Of course not. She may be a fully paid representative of the Royal Mail, but its not her fault. It's "nobody's". It's "the system".
So we both stay on a friendly level, she knowing that The Royal Mail can blissfully carry on being incompetent and that you won't get angry at her because of the great Scottish cry of defeat, "och, you mustn't feel like thaaat...." You know that being anything less than charming and circumspect could damage the longer term relationship you need in order for both of you to sustain the built-in incompetence of "the system", the challenging of which would be futile at best, and a one-way ticket to social ostracism at worst. Your patience is tested as she hands you a form to fill out. You know where this is leading. Resigned, you leave, waiting for the next system failure to bring you to the next charming interaction with a professional representative of the service you threw your money away on. You'll probably do what I've done, and subsequently purchase "track and sign" at vastly more expense, designed to bring more people into a process that should have worked just fine in the first place.

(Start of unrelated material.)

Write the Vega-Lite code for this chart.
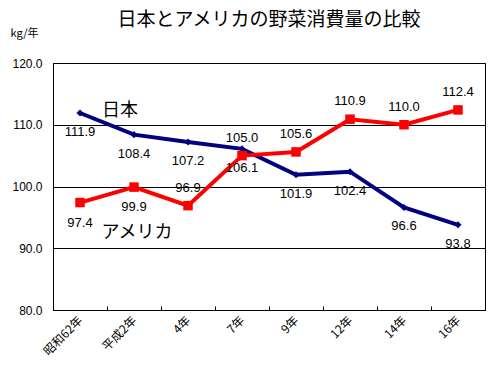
{
  "$schema": "https://vega.github.io/schema/vega-lite/v6.json",
  "width": 432,
  "height": 247,
  "autosize": {"type": "none"},
  "padding": {"left": 53, "top": 63, "right": 10, "bottom": 69},
  "background": "white",
  "title": {
    "text": "日本とアメリカの野菜消費量の比較",
    "font": "Noto Sans CJK JP",
    "fontSize": 19,
    "fontWeight": "normal",
    "color": "black",
    "anchor": "middle",
    "offset": -3
  },
  "config": {
    "view": {"stroke": "black", "strokeWidth": 1},
    "axis": {
      "labelColor": "black",
      "domainColor": "black",
      "tickColor": "black",
      "labelFont": "Liberation Sans"
    }
  },
  "data": {
    "values": [
      {"year": "昭和62年", "series": "日本", "value": 111.9},
      {"year": "平成2年", "series": "日本", "value": 108.4},
      {"year": "4年", "series": "日本", "value": 107.2},
      {"year": "7年", "series": "日本", "value": 106.1},
      {"year": "9年", "series": "日本", "value": 101.9},
      {"year": "12年", "series": "日本", "value": 102.4},
      {"year": "14年", "series": "日本", "value": 96.6},
      {"year": "16年", "series": "日本", "value": 93.8},
      {"year": "昭和62年", "series": "アメリカ", "value": 97.4},
      {"year": "平成2年", "series": "アメリカ", "value": 99.9},
      {"year": "4年", "series": "アメリカ", "value": 96.9},
      {"year": "7年", "series": "アメリカ", "value": 105.0},
      {"year": "9年", "series": "アメリカ", "value": 105.6},
      {"year": "12年", "series": "アメリカ", "value": 110.9},
      {"year": "14年", "series": "アメリカ", "value": 110.0},
      {"year": "16年", "series": "アメリカ", "value": 112.4}
    ]
  },
  "encoding": {
    "x": {
      "field": "year",
      "type": "ordinal",
      "sort": ["昭和62年", "平成2年", "4年", "7年", "9年", "12年", "14年", "16年"],
      "scale": {"paddingInner": 0, "paddingOuter": 0},
      "axis": {
        "title": null,
        "labelAngle": -45,
        "labelAlign": "right",
        "labelBaseline": "middle",
        "labelFont": "Noto Sans CJK JP",
        "labelFontSize": 12,
        "labelPadding": 12,
        "tickBand": "extent",
        "tickSize": -4,
        "domainColor": "black",
        "grid": false
      }
    },
    "y": {
      "field": "value",
      "type": "quantitative",
      "scale": {"domain": [80, 120], "nice": false, "zero": false},
      "axis": {
        "values": [80, 90, 100, 110, 120],
        "format": ".1f",
        "labelFontSize": 12,
        "labelPadding": 11,
        "ticks": false,
        "grid": true,
        "gridColor": "black",
        "gridOpacity": 1,
        "title": "kg/年",
        "titleAngle": 0,
        "titleFont": "Noto Sans CJK JP",
        "titleFontSize": 11,
        "titleFontWeight": "normal",
        "titleAlign": "left",
        "titleBaseline": "middle",
        "titleX": -43,
        "titleY": -30
      }
    }
  },
  "layer": [
    {
      "mark": {"type": "line", "strokeWidth": 4},
      "encoding": {
        "color": {
          "field": "series",
          "type": "nominal",
          "scale": {"domain": ["日本", "アメリカ"], "range": ["#000080", "#FF0000"]},
          "legend": null
        }
      }
    },
    {
      "transform": [{"filter": "datum.series === '日本'"}],
      "mark": {"type": "point", "shape": "diamond", "filled": true, "size": 50, "color": "#000080", "opacity": 1}
    },
    {
      "transform": [{"filter": "datum.series === 'アメリカ'"}],
      "mark": {"type": "point", "shape": "square", "filled": true, "size": 90, "color": "#FF0000", "opacity": 1}
    },
    {
      "transform": [{"filter": "datum.series === '日本'"}],
      "mark": {"type": "text", "dy": 19, "font": "Liberation Sans", "fontSize": 13, "color": "black"},
      "encoding": {"text": {"field": "value", "type": "quantitative", "format": ".1f"}}
    },
    {
      "transform": [{"filter": "datum.series === 'アメリカ' && (datum.year === '昭和62年' || datum.year === '平成2年')"}],
      "mark": {"type": "text", "dy": 20, "font": "Liberation Sans", "fontSize": 13, "color": "black"},
      "encoding": {"text": {"field": "value", "type": "quantitative", "format": ".1f"}}
    },
    {
      "transform": [{"filter": "datum.series === 'アメリカ' && datum.year !== '昭和62年' && datum.year !== '平成2年'"}],
      "mark": {"type": "text", "dy": -18, "font": "Liberation Sans", "fontSize": 13, "color": "black"},
      "encoding": {"text": {"field": "value", "type": "quantitative", "format": ".1f"}}
    },
    {
      "data": {
        "values": [
          {"year": "平成2年", "value": 112.2, "label": "日本"},
          {"year": "平成2年", "value": 92.5, "label": "アメリカ"}
        ]
      },
      "transform": [{"filter": "datum.label === '日本'"}],
      "mark": {"type": "text", "font": "Noto Sans CJK JP", "fontSize": 18, "color": "black", "align": "center", "baseline": "middle", "dx": -14},
      "encoding": {"text": {"field": "label", "type": "nominal"}}
    },
    {
      "data": {
        "values": [
          {"year": "平成2年", "value": 112.2, "label": "日本"},
          {"year": "平成2年", "value": 92.5, "label": "アメリカ"}
        ]
      },
      "transform": [{"filter": "datum.label === 'アメリカ'"}],
      "mark": {"type": "text", "font": "Noto Sans CJK JP", "fontSize": 18, "color": "black", "align": "center", "baseline": "middle", "dx": 3},
      "encoding": {"text": {"field": "label", "type": "nominal"}}
    }
  ]
}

I can think of countless other examples in the past year where a simple transaction became a lengthy series of blethers ending in hopelessness, resignation and if I was lucky, gratitude for the outcome I should have got in the first place.
Incompetence is profitable. It's culturally sanctioned self-sabotage. Bringing Scots face to face, or phone to phone with each other, keeps everyone emotionally in check, in touch with our collective small town culture, and reminds us all of the rules that keep our economy mediocre, propped up with defeatist humour and ticking along.